General Motors (GM) said Monday it will launch a $5 billion share buyback and put forward a new plan for capital allocation that promises investors the potential for further cash returns.
The automaker has reached a deal with an investor group that averts a proxy fight. As part of the agreement, investor Harry Wilson will drop his effort to get a seat on GM’s board. Wilson praised the company’s capital plan.
The Wall Street Journal reported earlier that a buyback is expected on Monday. An agreement comes amid the threat of a proxy fight with hedge funds that have been demanding that GM return more cash to shareholders on a faster timetable.

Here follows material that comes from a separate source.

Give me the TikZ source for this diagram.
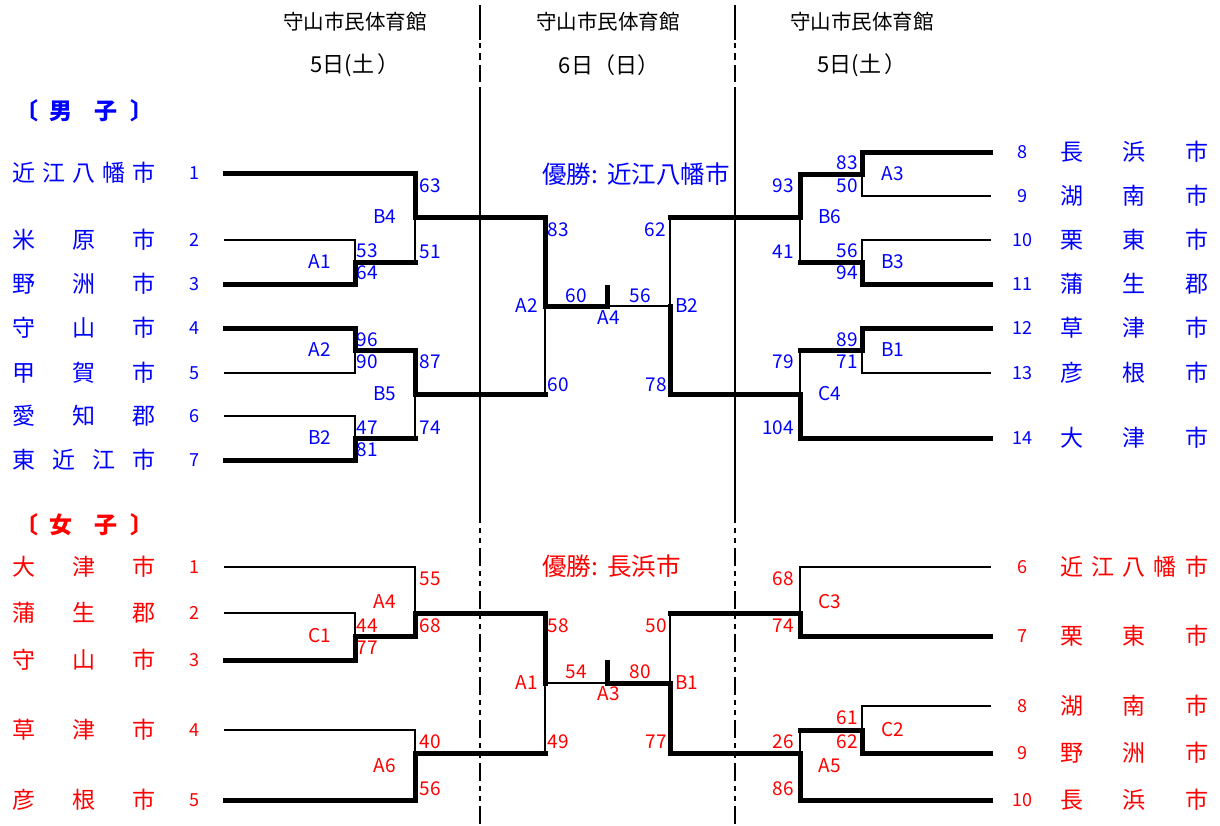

The Detroit auto giant signaled last month that it intended to return to investors a chunk of its roughly $25 billion cash pile. But company executives didn’t offer specifics, and indicated that any significant new share repurchase would have to wait until the resolution of certain legal proceedings.
GM is under investigation by the U.S. Department of Justice in connection with its mishandling of recalls related to a deadly ignition switch defect in older cars. The company faces a separate and potentially costly legal challenge connected to the delayed ignition switch recalls in U.S. bankruptcy court.
A group of hedge funds led by investor Harry Wilson disclosed in February that it had amassed a 1.9 percent stake in GM shares, and said GM should launch an $8 billion share buyback over the next year.
Wilson is a former member of the Obama administration auto task force who was instrumental in GM’s federally financed bankruptcy restructuring in 2009.
Wilson is also seeking a seat on GM’s board of directors. It’s not clear how or whether GM will offer a response to that proposal today.
Last week from another big GM shareholder, Warren Buffett, who told CNBC that he disagreed with putting “somebody on the board who has an option on some other people’s stock which is only good for two years.” The reference was to an agreement Wilson has with his hedge fund allies that could pay him 2 to 4 percent of the gains on their GM shares over the next two years.
GM’s largest single shareholder is a healthcare trust controlled by the United Auto Workers union
UAW President Dennis Williams told Reuters last month that he was concerned the proposed $8 billion buyback was premature, but he didn’t oppose a smaller return of cash.